--- start of PROVIDED MATERIAL ---

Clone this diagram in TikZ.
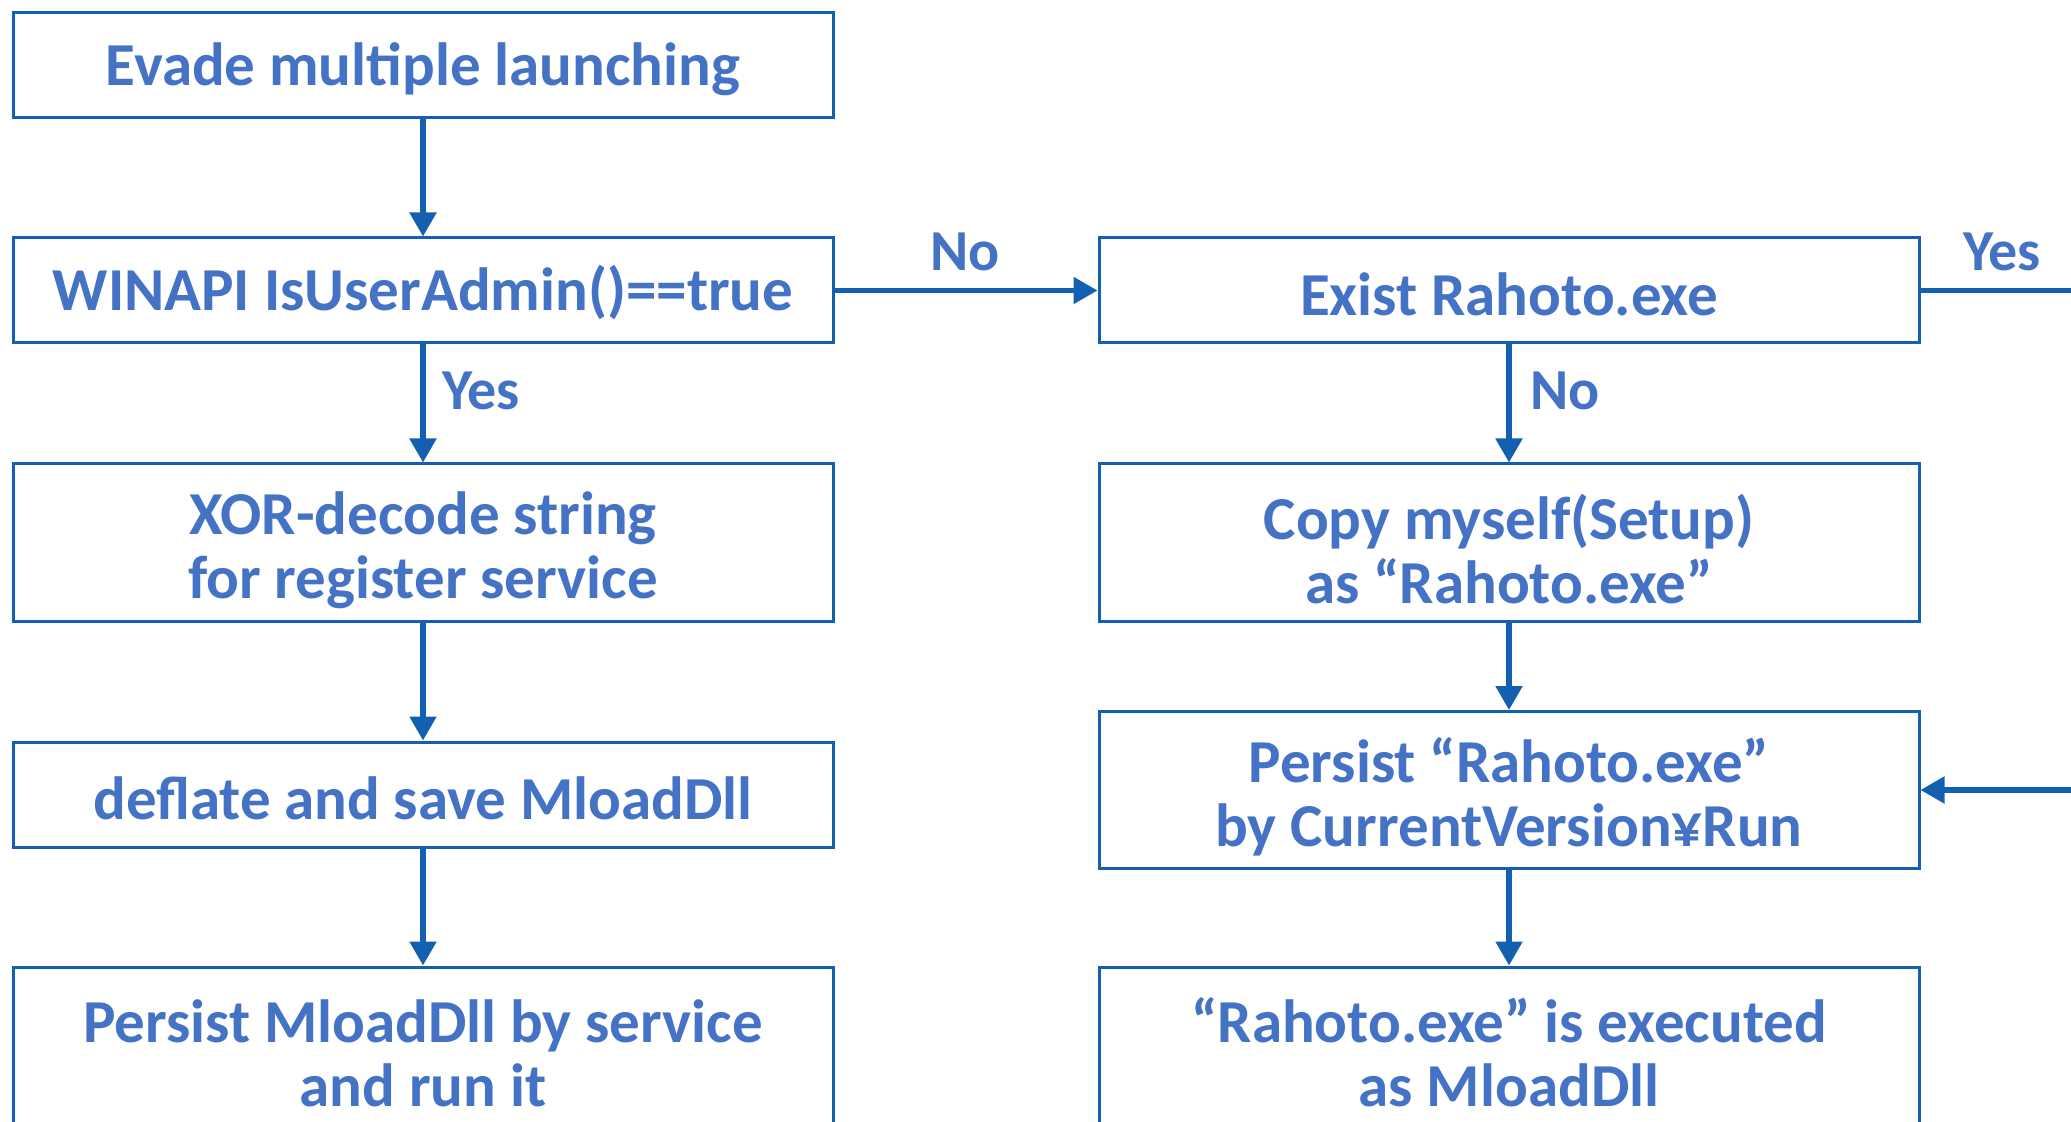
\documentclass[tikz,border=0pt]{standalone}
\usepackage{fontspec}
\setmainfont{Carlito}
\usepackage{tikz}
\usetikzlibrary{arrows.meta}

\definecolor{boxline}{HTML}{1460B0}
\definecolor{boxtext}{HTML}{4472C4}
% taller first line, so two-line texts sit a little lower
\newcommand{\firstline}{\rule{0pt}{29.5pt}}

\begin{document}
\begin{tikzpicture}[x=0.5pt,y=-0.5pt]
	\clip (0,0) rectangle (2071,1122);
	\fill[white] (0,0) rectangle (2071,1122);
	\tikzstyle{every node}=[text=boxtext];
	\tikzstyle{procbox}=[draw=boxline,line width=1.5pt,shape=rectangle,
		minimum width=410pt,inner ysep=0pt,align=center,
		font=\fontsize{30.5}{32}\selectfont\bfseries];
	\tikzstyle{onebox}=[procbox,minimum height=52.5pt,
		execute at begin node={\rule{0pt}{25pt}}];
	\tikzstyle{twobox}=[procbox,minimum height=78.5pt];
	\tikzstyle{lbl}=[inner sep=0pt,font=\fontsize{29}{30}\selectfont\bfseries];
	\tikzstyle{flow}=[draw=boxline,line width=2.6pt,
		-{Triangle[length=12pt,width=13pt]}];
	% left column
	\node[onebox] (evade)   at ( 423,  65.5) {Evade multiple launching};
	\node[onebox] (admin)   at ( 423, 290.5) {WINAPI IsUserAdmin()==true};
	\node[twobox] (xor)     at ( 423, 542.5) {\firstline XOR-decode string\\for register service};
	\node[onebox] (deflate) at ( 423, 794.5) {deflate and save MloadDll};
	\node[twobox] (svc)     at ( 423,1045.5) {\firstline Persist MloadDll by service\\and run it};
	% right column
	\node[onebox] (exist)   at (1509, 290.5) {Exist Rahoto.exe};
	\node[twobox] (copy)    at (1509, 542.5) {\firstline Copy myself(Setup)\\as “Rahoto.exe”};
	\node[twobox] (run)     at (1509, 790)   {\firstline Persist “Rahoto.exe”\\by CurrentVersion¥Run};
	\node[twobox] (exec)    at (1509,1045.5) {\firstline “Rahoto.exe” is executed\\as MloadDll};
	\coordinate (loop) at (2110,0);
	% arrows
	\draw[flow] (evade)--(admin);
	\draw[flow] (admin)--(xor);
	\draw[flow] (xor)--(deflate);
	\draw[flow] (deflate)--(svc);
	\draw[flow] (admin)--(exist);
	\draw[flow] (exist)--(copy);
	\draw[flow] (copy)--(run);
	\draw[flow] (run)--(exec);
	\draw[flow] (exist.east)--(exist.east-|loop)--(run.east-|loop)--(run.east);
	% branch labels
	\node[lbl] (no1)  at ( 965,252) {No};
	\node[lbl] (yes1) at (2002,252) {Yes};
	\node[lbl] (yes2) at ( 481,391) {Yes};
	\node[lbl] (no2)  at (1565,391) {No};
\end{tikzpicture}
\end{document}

--- end of PROVIDED MATERIAL ---

REQUIRED WORK:
Make an exact copy of the listing above. Do not include the pictures.

EXERCISE ANSWER:
Clone this diagram in TikZ.
\documentclass[tikz,border=0pt]{standalone}
\usepackage{fontspec}
\setmainfont{Carlito}
\usepackage{tikz}
\usetikzlibrary{arrows.meta}

\definecolor{boxline}{HTML}{1460B0}
\definecolor{boxtext}{HTML}{4472C4}
% taller first line, so two-line texts sit a little lower
\newcommand{\firstline}{\rule{0pt}{29.5pt}}

\begin{document}
\begin{tikzpicture}[x=0.5pt,y=-0.5pt]
	\clip (0,0) rectangle (2071,1122);
	\fill[white] (0,0) rectangle (2071,1122);
	\tikzstyle{every node}=[text=boxtext];
	\tikzstyle{procbox}=[draw=boxline,line width=1.5pt,shape=rectangle,
		minimum width=410pt,inner ysep=0pt,align=center,
		font=\fontsize{30.5}{32}\selectfont\bfseries];
	\tikzstyle{onebox}=[procbox,minimum height=52.5pt,
		execute at begin node={\rule{0pt}{25pt}}];
	\tikzstyle{twobox}=[procbox,minimum height=78.5pt];
	\tikzstyle{lbl}=[inner sep=0pt,font=\fontsize{29}{30}\selectfont\bfseries];
	\tikzstyle{flow}=[draw=boxline,line width=2.6pt,
		-{Triangle[length=12pt,width=13pt]}];
	% left column
	\node[onebox] (evade)   at ( 423,  65.5) {Evade multiple launching};
	\node[onebox] (admin)   at ( 423, 290.5) {WINAPI IsUserAdmin()==true};
	\node[twobox] (xor)     at ( 423, 542.5) {\firstline XOR-decode string\\for register service};
	\node[onebox] (deflate) at ( 423, 794.5) {deflate and save MloadDll};
	\node[twobox] (svc)     at ( 423,1045.5) {\firstline Persist MloadDll by service\\and run it};
	% right column
	\node[onebox] (exist)   at (1509, 290.5) {Exist Rahoto.exe};
	\node[twobox] (copy)    at (1509, 542.5) {\firstline Copy myself(Setup)\\as “Rahoto.exe”};
	\node[twobox] (run)     at (1509, 790)   {\firstline Persist “Rahoto.exe”\\by CurrentVersion¥Run};
	\node[twobox] (exec)    at (1509,1045.5) {\firstline “Rahoto.exe” is executed\\as MloadDll};
	\coordinate (loop) at (2110,0);
	% arrows
	\draw[flow] (evade)--(admin);
	\draw[flow] (admin)--(xor);
	\draw[flow] (xor)--(deflate);
	\draw[flow] (deflate)--(svc);
	\draw[flow] (admin)--(exist);
	\draw[flow] (exist)--(copy);
	\draw[flow] (copy)--(run);
	\draw[flow] (run)--(exec);
	\draw[flow] (exist.east)--(exist.east-|loop)--(run.east-|loop)--(run.east);
	% branch labels
	\node[lbl] (no1)  at ( 965,252) {No};
	\node[lbl] (yes1) at (2002,252) {Yes};
	\node[lbl] (yes2) at ( 481,391) {Yes};
	\node[lbl] (no2)  at (1565,391) {No};
\end{tikzpicture}
\end{document}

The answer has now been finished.